Ya no sirven los periódicos del día para envolver el pescado de mañana, como decía Lippmann, en parte, porque casi no hay periódicos y en parte, porque casi no hay pescado fresco. Gran parte de lo que consumimos lo consumimos ya congelado, envasado y casi digerido; también las noticias, también las ideas, también los amores, incluso el amor a una ciudad. No hay apenas tiempo para dar un paseo, para pensar un rato, para tomarse un café viendo un atardecer naranja que lleva ahí tres mil años y que ahora reconocemos por los aplausos de otros. Para cambiar las ideas repetidas por otras con las que completar el álbum de los propósitos… yo qué sé.
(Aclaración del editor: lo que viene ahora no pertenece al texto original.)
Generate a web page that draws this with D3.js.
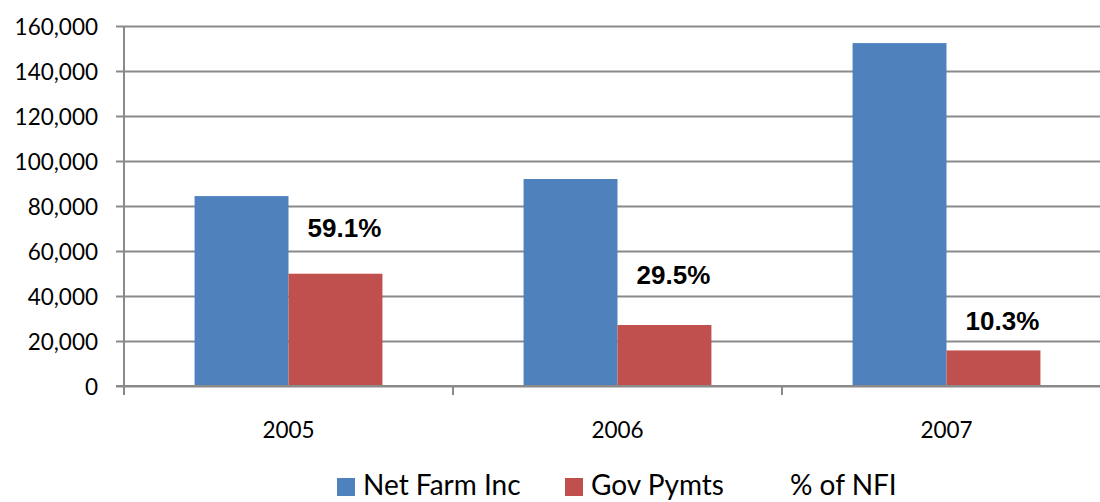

Por eso es tan saludable tomar distancia con nosotros mismos, volviendo sobre nuestros pasos para dejarnos sorprender de nuevo con nuestra ciudad. Nosotros, los que hace diez años creíamos que señalábamos a la luna, nos damos cuenta, ahora, de que, aunque el dedo sigue señalando, la luna no es siempre la misma. Y por eso resultan tan saludables las antologías de artículos de opinión como la que mañana presentará Ignacio Moreno Bustamante, director de LA VOZ DE CÁDIZ, en la Diputación Provincial. Diez años -que pudieron cambiar el rumbo de nuestra ciudad- de amor incondicional a Cádiz que han engendrado más de seiscientos artículos publicados en las efímeras páginas de un periódico y que ahora, se hacen carne en un libro para recordarnos y revivirnos lo que ha pasado en nuestra ciudad en la última década. Para recordarnos y revivirnos que nosotros, los de entonces, seguimos respirando por la misma herida, por la que más nos escuece, por la que más nos duele, por este Cádiz al que amamos y que tantos disgustos nos da. Sin acritud, como diría Ignacio.